Strange things can happen to unwary travellers who venture into the park after dark. Unsettling things. They may find themselves perched in a deserted space-station, pecking at mystifying specks of food, while strangers pop up murmuring "Can I introduce you to our bread?". They may end up lurching out into the night, grateful for the comparative safety of an isolated car park. They may have visited The Magazine.
It was never going to be bland, this new restaurant and event space in Kensington Gardens, which wraps around the Serpentine's new Sackler Gallery like a whale's pelvis fused on to a Soviet war memorial. Designed by Zaha Hadid, it's a bold statement of creative intent, a billowing, melting canopy which swoops and soars fantastically, and has about as much interest in blending into the landscape as Grayson Perry.
It's an instant London landmark. What it isn't, quite yet, is a restaurant. The interior is dramatic, but it has a drafty, makeshift feel, like a temporary pavilion at the Venice Biennale or a futuristic expo. "Zaha hasn't finished the cloakroom yet," apologised the manager, as we bundled coats and bags under our wobbly table, rather ruining the effect of all that stark whiteness.
Introductions to the bread complete – the black-pudding loaf with whipped butter is worth meeting, though it doesn't have much small talk – we navigated our way through a menu which could well be an exhibit from the neighbouring gallery space: The Possibility of Japan in the Mind of Someone Eating Pork Scratchings. The list veers randomly from sushi and sashimi to braised pork with crackling, occasionally forcing a collaboration, as in sea trout with unagi, or Black Angus fillet with yakiniku sauce.
The artist behind it is chef Oliver Lange, whom we can safely call a wunderkind, because he is young, German and very successful. He also trained in Japan, and is apparently famous for his sushi, which makes him perfect casting for the Sackler; those arty types love that stuff. If the rest of the meal had been as good as the five little flavour-bombs which began our meal – I didn't catch their names when we were introduced, but they included a dragon roll, mackerel nigiri and something involving white truffle – we would have been very happy.
The rest of the meal, though, passed in a hallucinatory blur of morsels, foams and evanescent mystery tastes. A couple of the dishes came into focus; a starter of pork cheeks, braised to a sweet, dark shine on a slick of puréed Jerusalem artichoke, and garnished with huge curls of puffy pork scratchings. And a terrific, suede-soft slab of beef fillet in a belting umami-rich sauce, with edamame beans, Swiss chard and pickled mushrooms, like a Japanese take on Sunday dinner.

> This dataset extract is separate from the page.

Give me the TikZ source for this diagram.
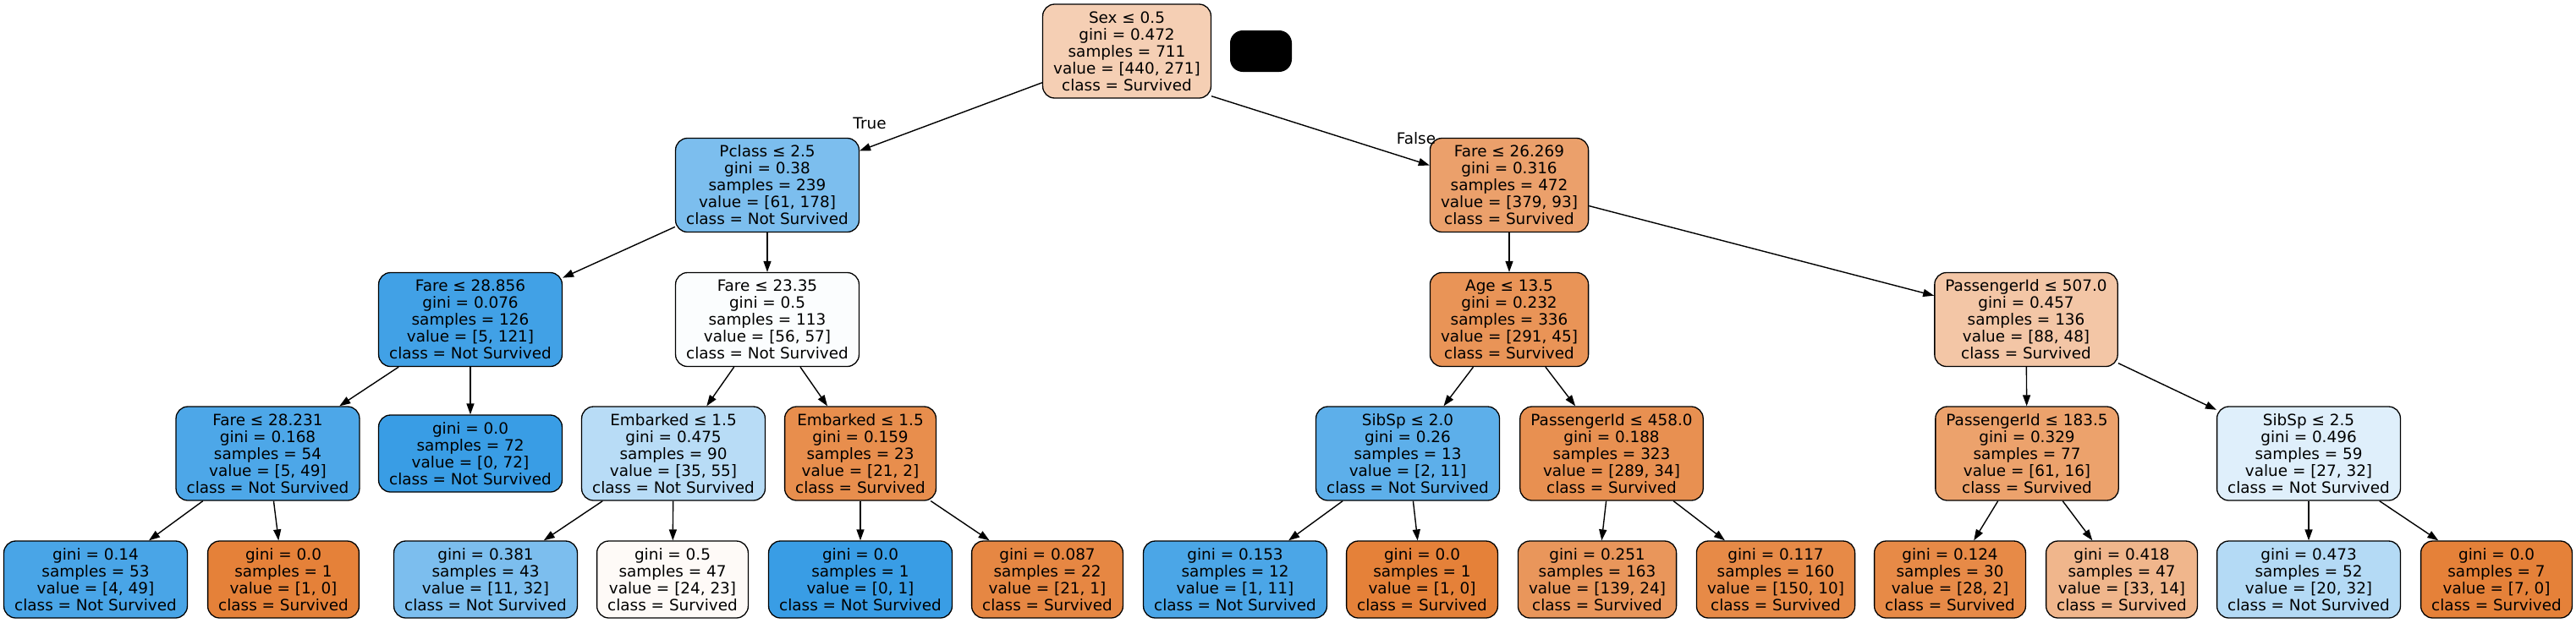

But others were incoherent, hobbled by over-complication or downright weirdness. Actively nasty was a kind of veggie twist on coronation chicken – slices of griddled cauliflower, charred at the tips, the flesh acidly al dente, in a mildly curried cream sauce. "This is... not good," said my friend James, "in a way you rarely get in a restaurant."
Constant interruptions from the sweet but maniacally effusive waiters began to turn the meal into an ordeal. When one popped out from behind the giant stiletto-shaped pillar next to us to respond to an idle speculation about what the surprise in the 'chocolate surprise' might be, I almost let out a girlish shriek.
This vast room would be first-date territory only for a pair of astronauts looking to experience the effects of atmosphereless space. As the blippy ambient soundtrack rose in volume, we began to feel like we were the last guests at a wedding. Quite who the music was for it's hard to say, given that most of our fellow guests seemed to be middle-aged European architects. "It's not cosy. It's the opposite of cosy," my other guest Joanna grumbled, prodding at her deconstructed apple crumble.
Our bill for three came to £200, including a £32 carafe of Riesling, chosen and ordered by me, but given to James, the male guest, to taste. Not very modern, in this most modern of environments. But that summed up The Magazine experience; poised between the formality of fine-dining and the let's-wheel-the-decks-out-now grooviness of the pop-up, it's a restaurant that doesn't seem to have quite worked out what it is yet.
The Serpentine's tireless directors are right to try and fill Zaha Hadid's dream-like space with a food offer that's equally ambitious, and clearly there is something clever and interesting going on in the kitchen. But maybe the huge proportions of that glacial exoskeleton of a room were always going to be difficult to animate with heart and soul. Lange and his team may need to settle down and simplify if they don't want to end up as the restaurant equivalent of performance art; stimulating for a single experience, but you tend not to go back.